[Problem to work on]
Copy the material that follows word for word and omit its pictures.
┄┄┄┄┄┄┄┄┄┄┄┄┄┄┄┄┄┄┄┄
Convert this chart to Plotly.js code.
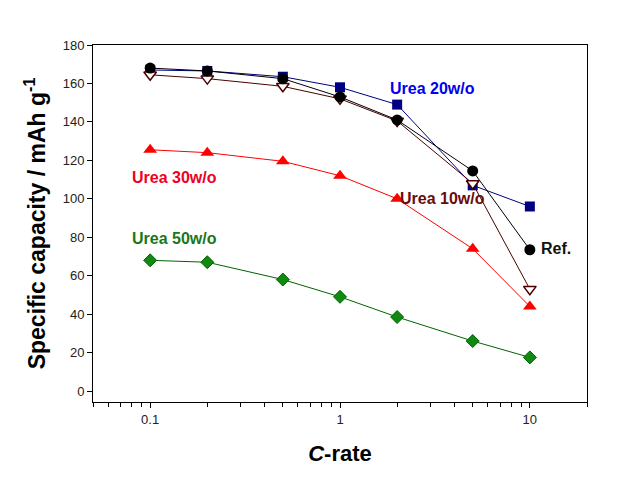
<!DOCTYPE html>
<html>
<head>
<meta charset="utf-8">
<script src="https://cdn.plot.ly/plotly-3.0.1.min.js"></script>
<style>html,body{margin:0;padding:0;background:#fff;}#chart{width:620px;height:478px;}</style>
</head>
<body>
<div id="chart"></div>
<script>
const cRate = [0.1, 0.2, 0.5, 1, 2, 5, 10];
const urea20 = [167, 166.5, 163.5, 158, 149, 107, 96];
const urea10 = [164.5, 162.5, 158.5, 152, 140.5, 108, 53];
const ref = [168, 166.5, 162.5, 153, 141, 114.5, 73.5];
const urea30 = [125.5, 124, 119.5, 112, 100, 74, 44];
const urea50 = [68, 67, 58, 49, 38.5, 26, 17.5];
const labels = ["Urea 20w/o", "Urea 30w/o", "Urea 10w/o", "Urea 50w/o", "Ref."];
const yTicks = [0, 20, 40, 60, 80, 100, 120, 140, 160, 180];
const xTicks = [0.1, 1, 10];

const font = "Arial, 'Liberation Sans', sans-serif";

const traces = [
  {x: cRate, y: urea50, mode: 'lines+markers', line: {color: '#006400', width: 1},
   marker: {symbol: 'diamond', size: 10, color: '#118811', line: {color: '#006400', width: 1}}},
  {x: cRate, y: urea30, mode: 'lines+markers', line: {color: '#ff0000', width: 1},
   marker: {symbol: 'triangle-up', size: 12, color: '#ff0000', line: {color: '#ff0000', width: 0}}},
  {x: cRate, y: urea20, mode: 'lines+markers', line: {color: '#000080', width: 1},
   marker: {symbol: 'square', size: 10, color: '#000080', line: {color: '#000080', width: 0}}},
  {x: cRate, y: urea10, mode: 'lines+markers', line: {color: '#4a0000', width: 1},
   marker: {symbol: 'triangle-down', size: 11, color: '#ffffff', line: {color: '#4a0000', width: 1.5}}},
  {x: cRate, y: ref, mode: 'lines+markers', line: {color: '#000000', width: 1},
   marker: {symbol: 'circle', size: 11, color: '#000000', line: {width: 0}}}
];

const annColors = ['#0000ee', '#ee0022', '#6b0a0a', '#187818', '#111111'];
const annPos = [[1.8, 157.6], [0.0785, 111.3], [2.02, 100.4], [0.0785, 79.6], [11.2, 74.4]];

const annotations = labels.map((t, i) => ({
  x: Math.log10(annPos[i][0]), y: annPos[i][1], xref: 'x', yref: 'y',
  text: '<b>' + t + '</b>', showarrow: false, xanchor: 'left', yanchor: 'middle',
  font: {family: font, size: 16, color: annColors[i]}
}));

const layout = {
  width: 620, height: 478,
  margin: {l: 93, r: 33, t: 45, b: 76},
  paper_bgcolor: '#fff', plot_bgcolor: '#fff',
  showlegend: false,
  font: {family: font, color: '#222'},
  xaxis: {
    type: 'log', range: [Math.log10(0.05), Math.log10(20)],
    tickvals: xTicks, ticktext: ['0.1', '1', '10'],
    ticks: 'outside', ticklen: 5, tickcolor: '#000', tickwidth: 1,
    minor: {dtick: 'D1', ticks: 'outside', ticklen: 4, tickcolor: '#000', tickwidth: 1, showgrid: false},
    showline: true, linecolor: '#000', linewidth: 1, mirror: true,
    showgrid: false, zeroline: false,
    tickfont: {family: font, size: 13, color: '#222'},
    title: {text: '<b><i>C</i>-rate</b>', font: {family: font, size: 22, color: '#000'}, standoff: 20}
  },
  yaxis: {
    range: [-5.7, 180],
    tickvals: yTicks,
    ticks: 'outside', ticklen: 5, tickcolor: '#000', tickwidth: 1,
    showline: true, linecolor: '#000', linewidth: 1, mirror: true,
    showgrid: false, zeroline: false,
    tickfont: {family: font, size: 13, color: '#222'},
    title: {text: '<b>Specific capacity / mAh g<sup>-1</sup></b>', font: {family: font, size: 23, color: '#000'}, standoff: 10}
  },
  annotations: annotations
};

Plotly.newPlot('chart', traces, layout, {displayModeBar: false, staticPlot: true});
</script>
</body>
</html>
┄┄┄┄┄┄┄┄┄┄┄┄┄┄┄┄┄┄┄┄
[Answer to this exercise]
Convert this chart to Plotly.js code.
<!DOCTYPE html>
<html>
<head>
<meta charset="utf-8">
<script src="https://cdn.plot.ly/plotly-3.0.1.min.js"></script>
<style>html,body{margin:0;padding:0;background:#fff;}#chart{width:620px;height:478px;}</style>
</head>
<body>
<div id="chart"></div>
<script>
const cRate = [0.1, 0.2, 0.5, 1, 2, 5, 10];
const urea20 = [167, 166.5, 163.5, 158, 149, 107, 96];
const urea10 = [164.5, 162.5, 158.5, 152, 140.5, 108, 53];
const ref = [168, 166.5, 162.5, 153, 141, 114.5, 73.5];
const urea30 = [125.5, 124, 119.5, 112, 100, 74, 44];
const urea50 = [68, 67, 58, 49, 38.5, 26, 17.5];
const labels = ["Urea 20w/o", "Urea 30w/o", "Urea 10w/o", "Urea 50w/o", "Ref."];
const yTicks = [0, 20, 40, 60, 80, 100, 120, 140, 160, 180];
const xTicks = [0.1, 1, 10];

const font = "Arial, 'Liberation Sans', sans-serif";

const traces = [
  {x: cRate, y: urea50, mode: 'lines+markers', line: {color: '#006400', width: 1},
   marker: {symbol: 'diamond', size: 10, color: '#118811', line: {color: '#006400', width: 1}}},
  {x: cRate, y: urea30, mode: 'lines+markers', line: {color: '#ff0000', width: 1},
   marker: {symbol: 'triangle-up', size: 12, color: '#ff0000', line: {color: '#ff0000', width: 0}}},
  {x: cRate, y: urea20, mode: 'lines+markers', line: {color: '#000080', width: 1},
   marker: {symbol: 'square', size: 10, color: '#000080', line: {color: '#000080', width: 0}}},
  {x: cRate, y: urea10, mode: 'lines+markers', line: {color: '#4a0000', width: 1},
   marker: {symbol: 'triangle-down', size: 11, color: '#ffffff', line: {color: '#4a0000', width: 1.5}}},
  {x: cRate, y: ref, mode: 'lines+markers', line: {color: '#000000', width: 1},
   marker: {symbol: 'circle', size: 11, color: '#000000', line: {width: 0}}}
];

const annColors = ['#0000ee', '#ee0022', '#6b0a0a', '#187818', '#111111'];
const annPos = [[1.8, 157.6], [0.0785, 111.3], [2.02, 100.4], [0.0785, 79.6], [11.2, 74.4]];

const annotations = labels.map((t, i) => ({
  x: Math.log10(annPos[i][0]), y: annPos[i][1], xref: 'x', yref: 'y',
  text: '<b>' + t + '</b>', showarrow: false, xanchor: 'left', yanchor: 'middle',
  font: {family: font, size: 16, color: annColors[i]}
}));

const layout = {
  width: 620, height: 478,
  margin: {l: 93, r: 33, t: 45, b: 76},
  paper_bgcolor: '#fff', plot_bgcolor: '#fff',
  showlegend: false,
  font: {family: font, color: '#222'},
  xaxis: {
    type: 'log', range: [Math.log10(0.05), Math.log10(20)],
    tickvals: xTicks, ticktext: ['0.1', '1', '10'],
    ticks: 'outside', ticklen: 5, tickcolor: '#000', tickwidth: 1,
    minor: {dtick: 'D1', ticks: 'outside', ticklen: 4, tickcolor: '#000', tickwidth: 1, showgrid: false},
    showline: true, linecolor: '#000', linewidth: 1, mirror: true,
    showgrid: false, zeroline: false,
    tickfont: {family: font, size: 13, color: '#222'},
    title: {text: '<b><i>C</i>-rate</b>', font: {family: font, size: 22, color: '#000'}, standoff: 20}
  },
  yaxis: {
    range: [-5.7, 180],
    tickvals: yTicks,
    ticks: 'outside', ticklen: 5, tickcolor: '#000', tickwidth: 1,
    showline: true, linecolor: '#000', linewidth: 1, mirror: true,
    showgrid: false, zeroline: false,
    tickfont: {family: font, size: 13, color: '#222'},
    title: {text: '<b>Specific capacity / mAh g<sup>-1</sup></b>', font: {family: font, size: 23, color: '#000'}, standoff: 10}
  },
  annotations: annotations
};

Plotly.newPlot('chart', traces, layout, {displayModeBar: false, staticPlot: true});
</script>
</body>
</html>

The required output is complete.